Tal y como les he comentado, este año he tenido algunos problemitas con el calendario. Ese al que debo ceñirme para que mis artículos puedan salir publicados.

Es muy posible que los mismos se deban al calendario por el que ha ido transcurriendo mi vida, que sin lugar a dudas, contribuye a olvidos y a otros eventos desagradables. Uno trata de todo corazón de llevar agendas -varias por si acaso- pero como ahora el tiempo pasa más rápido, cuando uno cree que es martes resulta que es jueves.

Hay días como hoy, en que, ante la posibilidad de que uno de esos movimientos de calendario me atropelle la fecha de entrega, me organizo para enviar un texto que llene no la columna que me toca llenar esta semana, sino la de la que sigue. Ni se enreden con este trabalenguas, pues para la revista Ellas se trabaja con mucha anticipación, así es que ya esto es como para octubre.

Ustedes saben que a mí los viajes me inspiran, si es que existe la inspiración, lo cual yo pongo en tela de duda. Tengo uno pronto y siguiendo el modelo de la inspiración debería producir un artículo –o varios– mientras ando “por allá”, sin embargo, todos sabemos que a veces ese mismo “por allá” ocupa casi todo el tiempo en que nos mantenemos despiertos y se hace difícil producir el texto reglamentario. Y como dicen que vieja precavida vale por mil, yo hago lo propio y converso con ustedes antes de tiempo.

Voy a un destino conocido que nunca deja de sorprenderme: Nueva York. Parece mentira que uno pueda visitar esa ciudad una y otra vez sin aburrirse y encontrar siempre algo nuevo por descubrir. Es la ciudad que se reinventa con frecuencia, con mucha más regularidad de lo que yo la visito, seguramente.

Siendo que en esta época el clima es muy agradable y que tendré oportunidad de asistir a las conferencias del New Yorker Festival -con las que mi mamá me ha enviciado desde hace cuatro años- la cosa pinta muy bien. Sumemos a eso que mi marido me acompañará y finalmente entenderá de qué hablamos cuando cacareamos sobre el dichoso festival y la cosa pinta casi perfecta. Solo por aquello de que perfecto no existe. Extrañaremos a la inventora principal de este viaje -mi mamá- por supuesto, pero ya habrá otros años para que ella regrese. Algún día les contaré cómo es ir a Nueva York con mi mamá para que se les caiga la paletilla. Hoy, ya no me queda espacio.

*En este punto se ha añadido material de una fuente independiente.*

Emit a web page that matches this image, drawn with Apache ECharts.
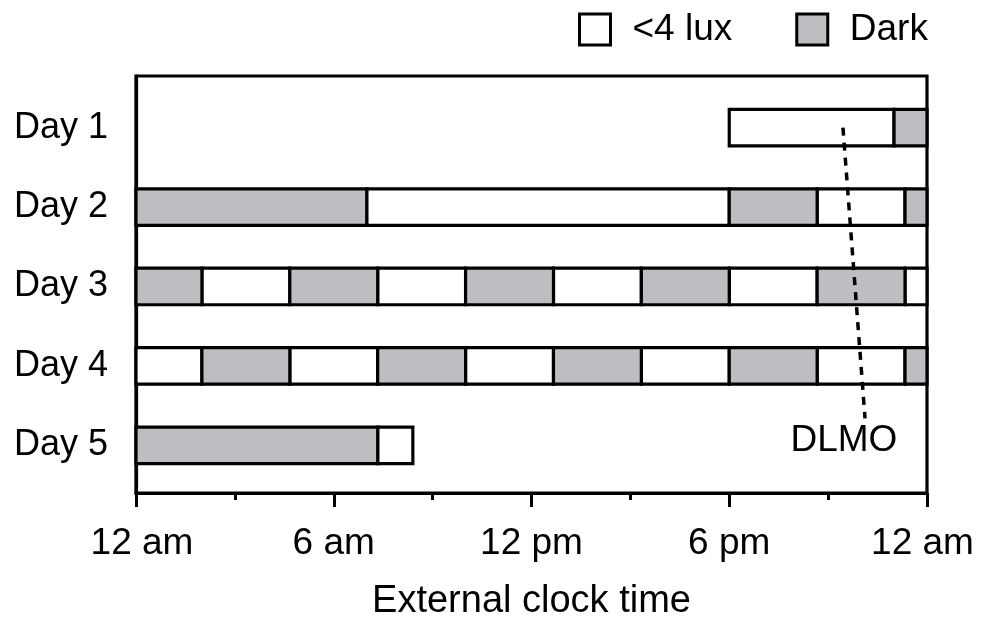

Ante el riesgo de sucumbir a la tentación de ponerme a organizar más detalles del viaje en lugar de seguir trabajando, que es lo que debo hacer en este momento, los voy dejando por el momento. Además, siempre hay que dejar algo de tiempo para la improvisación y hacer que el paseo resulte más interesante. Son esos momentos de “vamos a sentarnos un ratito aquí” los que hacen que el viaje se sienta como mini luna de miel, evento que las parejas casadas deben incluir en su rutina con más frecuencia de lo que lo hacen para que no se agote la miel.

Cierro pues, y vuelvo al trabajo. Ya les contaré cómo me fue.